Have you been following the campaign to be the next mayor of Chicago? While there are many issues facing our fair city during the candidate forums the overriding concern has been public safety. What can the mayor do to lower the shooting, carjacking, murders, crime that are all too prevalent? Why can’t people just obey the law! The issue is complicated by the fact that “law and order” can be a dog whistle for racism, that there is a disconnect between the police who are charged with keeping us safe and the community, that things like providing employment and improving poverty are known to lower the crime rate yet are rarely discussed. What makes the issue particularly intractable is that we as a nation wrap ourselves in the mantle of freedom. Aren’t we the land of the free? “My country ‘tis of thee, sweet land of Liberty…” Any attempt to deal with gun violence, for example, runs into an argument about infringing on ones’ freedom. It’s no wonder that issues of law and freedom are so complicated.
Of course, we are not here to talk mayoral politics but to talk about the Bible. But I find that there are parallels between our current political environment and Scriptures that help us understand what both mean. In both arenas there is a tension that exists between Law and freedom. Jesus in the gospel says that he has not come to abolish the law but to fulfill it. Yet the epistles of St. Paul react against any kind of emphasis on the law. “It was for freedom that Christ has set us free,” said the apostle (Galatians 5:1). In the Sermon on the Mount we read that we should obey “these commandments” if we want to be “greatest in the kingdom of heaven.” At the same time Jesus says in St. John’s gospel “the truth will set you free.” How are law and freedom compatible?
I suspect that most Catholics have as our default position obeying the law. We’ve got the commandments. We’ve got the laws of the Church and if we just toe the line everything will turn out okay. However, the language of freedom which is so important to St. Paul has to become part of our Christian vocabulary as well. Simply following a set of rules does not give us life as Jesus insisted time and again with the Pharisees. What Jesus calls “surpassing righteousness” is love. Love is the bridge between law and freedom. Jesus has a law of love. The problem with law is that it operates in terms of minimums – what’s the least I need to do to stay inside the law. I’ll pay the taxes that I owe but not one penny more. I’ll drive 55 miles an hour but not one mile more. (Hmmm. That might not be such a good example….) The point of love is not to think in terms of less but in terms of more. What’s the more, what’s the most that I can do? For example, with Valentine’s Day coming up many will be giving gifts to your sweetie. Because you love you don’t give the bare minimum (one rose should suffice to make her happy) but the most that you can afford — several dozen if the budget allows. That is the law of love at work – we have the freedom to go beyond the expected and do what will bring more joy.
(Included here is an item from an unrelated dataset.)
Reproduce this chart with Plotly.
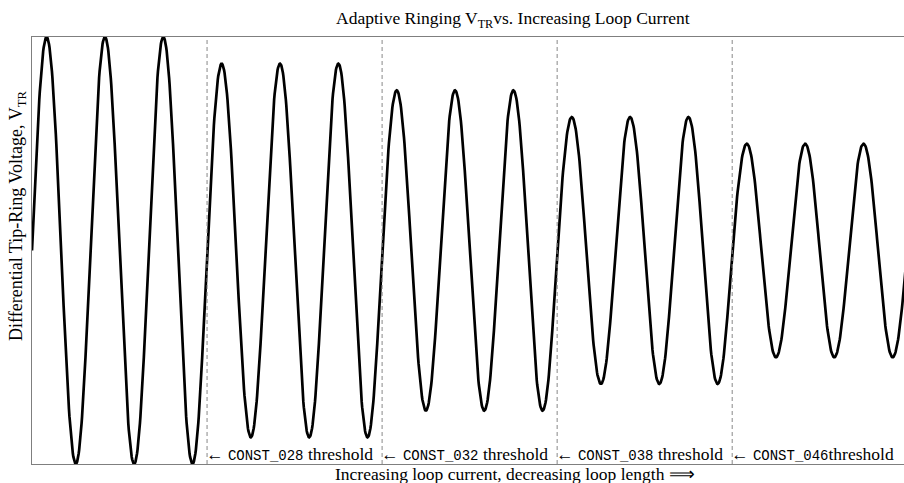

The law of love is what lies behind this section of the Sermon on the Mount we heard in the gospel today. Jesus contrasts (“you have heard it said” but “I say to you”) how the written law deals in minimums but the law of love asks for more. Okay, great, you’ve haven’t killed that person who gets on your last nerve today. Whew. But according to the law of love that is not enough. We’ve got to move beyond the minimum of avoiding violence and think in terms of what more can we do to promote reconciliation, to bring healing, to find peace. All of those ugly things that we do to one another – anger, cursing out, name calling — need to be eliminated according to the law of love. Jesus challenges us: what more can we do to make our home, our neighborhood, our world more peaceful.
In Jesus’ patriarchal culture women tended to be patronized or diminished. Jesus challenges us that bare minimum of civility must be surpassed. In the law of love we give women their due: more dignity, proper respect, genuine equality Or think of the way we use language. The minimum is not to lie but the law of love requires that we do more by avoiding ways of speaking that manipulate or coerce and present the truth simply and directly. Society says, do what you gotta do. Jesus says do more: more generosity, more forgiveness, more compassion, more love.